Cease showed down the stretch last season that he can be that guy. But once the playoffs rolled around, he suffered the same fate as Giolito, Lynn and Rodón did against the Astros, walking three guys, tagged for three runs and only recording five outs before getting yanked in Game 3.

“It’s never fun or enjoyable,” he said of the team’s rapid playoff ousting. “You don’t really ever fully get over those things. It’s kind of just you learn from it, you move on, and you just try to do better the next year. I think a lot of us used that as motivation in the offseason.”

Motivation is good. But what did Cease learn?

“A lot of it’s just experiencing that intensity. I kind of learned this is what your body’s going to feel like with this adrenaline and this is what this intensity feels like.”

That’s been a common theme this spring when asking White Sox players about the ALDS: valuable experience, especially after most of these guys’ first postseason trip was in an empty Oakland Coliseum.

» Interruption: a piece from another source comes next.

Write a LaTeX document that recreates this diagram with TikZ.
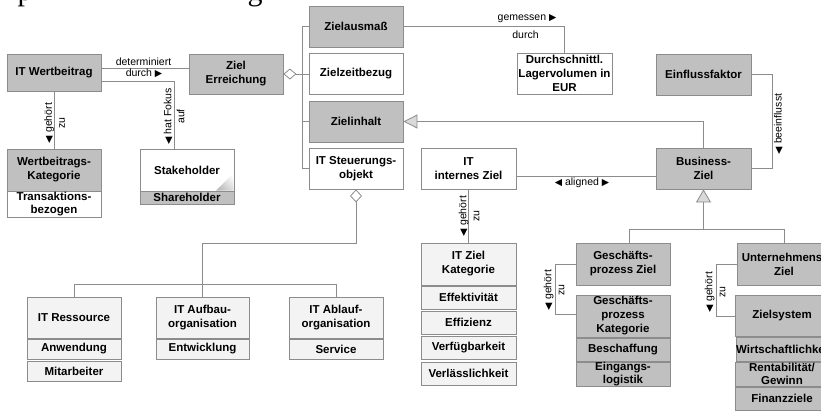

But this team and this fan base are hungry for far more than just the next step. It’s World Series or bust on the South Side, and Cease is as important a part of that equation as anyone. His reliability, his dependability and his hoped-for improvement will need to be a season-long thing.

As for the mustache?

“We’ll see,” he said, asked if the facial hair would be sticking around all year. “We’ll see how it performs early.”